Find out just how beneficial fallen leaves are for your yard.
By: Anne Reagan, Porch.com
For many homeowners, the fall season signifies weekends full of raking leaves and trying to fit them awkwardly into yard bags (which always seem to be smaller than the head of the rake). Some trees are notorious leaf droppers, and you may have to rake leaves, acorns, needles and “helicopters” from September through December. Although it may feel like you’ve raked a million leaves (and you may even wish you didn’t have trees at all), the fallen leaves in your yard have tremendous beneficial power to your yard’s ecosystem.
Understanding how to best remove leaves and use them to your advantage will make this chore feel worthwhile.
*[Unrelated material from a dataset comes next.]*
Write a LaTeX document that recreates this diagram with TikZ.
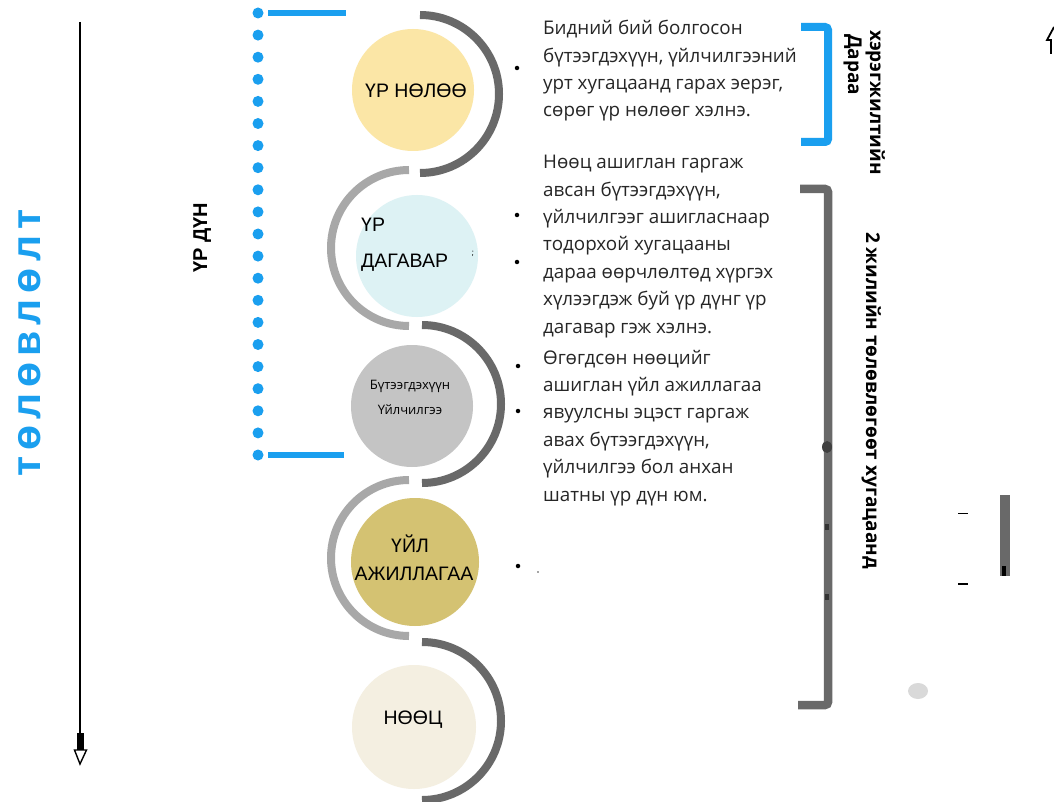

The many benefits of dead leaves
Fallen leaves offer many benefits to the landscape and smart gardeners hold on to excess leaves so they can add beneficial nutrients to their garden all year long. Leaves can absorb water, prevent run-off and put necessary nutrients back into the ground. But some leaves are large, and don’t break down as quickly. That’s why many gardeners look forward to mulching their leaves as it can be used for multiple purposes like mulching around shrubs and plants, it can be added to the compost bin, spread on top of raised beds as soil amendment, and used as fertilizer on lawns.
In fact, new studies have shown that chopped leaves left on lawns can actually help reduce weeds. A leaf-only compost pile will eventually break down and turn into leaf mold, which is full of powerful nutrients for the yard.
Rake or blow while leaves are dry
Use a leaf blower or rake to get leaves off of the lawn, driveway and walkway, when they are dry and lightweight. The trick is to get the leaves into your yard waste bin quickly and easily so you aren’t spending all day doing this task. There are many specialized tools like tarps, buckets or hand rakes and you may need to experiment with the best method that works for you. Keep in mind that most regions have banned leaf burning so you will need to legally dispose of your leaves.
Rake leaves as they fall
Although this may feel like a real chore, it’s better to rake often rather than to wait until all the leaves have fallen. Leaves are very heavy when wet and you may find them too heavy to actually lift into a bag. Additionally, whole, wet soggy leaves (not shredded leaves) aren’t good for the health of the lawn as it can suffocate and encourage pests and disease like snow mold. Chances are your grass is still growing even in the fall, so you’ll want to keep whole leaves off of the lawn. When grass blades are ready to grow in the spring, significant leaf coverage can make your spring lawn look unhealthy and unattractive.
Shred and mulch leaves
Some lawnmowers can be fitted with a mulch or shred blade, which works well to cut leaves into tiny pieces and turn them into mulch. First blow the leaves on to the lawn, set your lawnmower’s shred blade up high (so you don’t cut the grass blades too short), and continue to mow over the leaves until they have been shredded into small pieces. Mulched leaves can actually benefit the health of the lawn and can help add nitrogen. Just make sure that you spread it evenly over the lawn can still see the blades of grass through the mulched leaves.
Landscape companies, especially those who specialize in leaf removal, offer their customers a really fast way to remove leaves by use of a specialized vacuum. This vacuum is often attached to a truck that can hold a large amount of leaves. The landscapers may first blow, rake or push the leaves to a giant pile where it can be quickly vacuumed. This is a great way to remove a lot of leaves at one time and is ideal for large properties.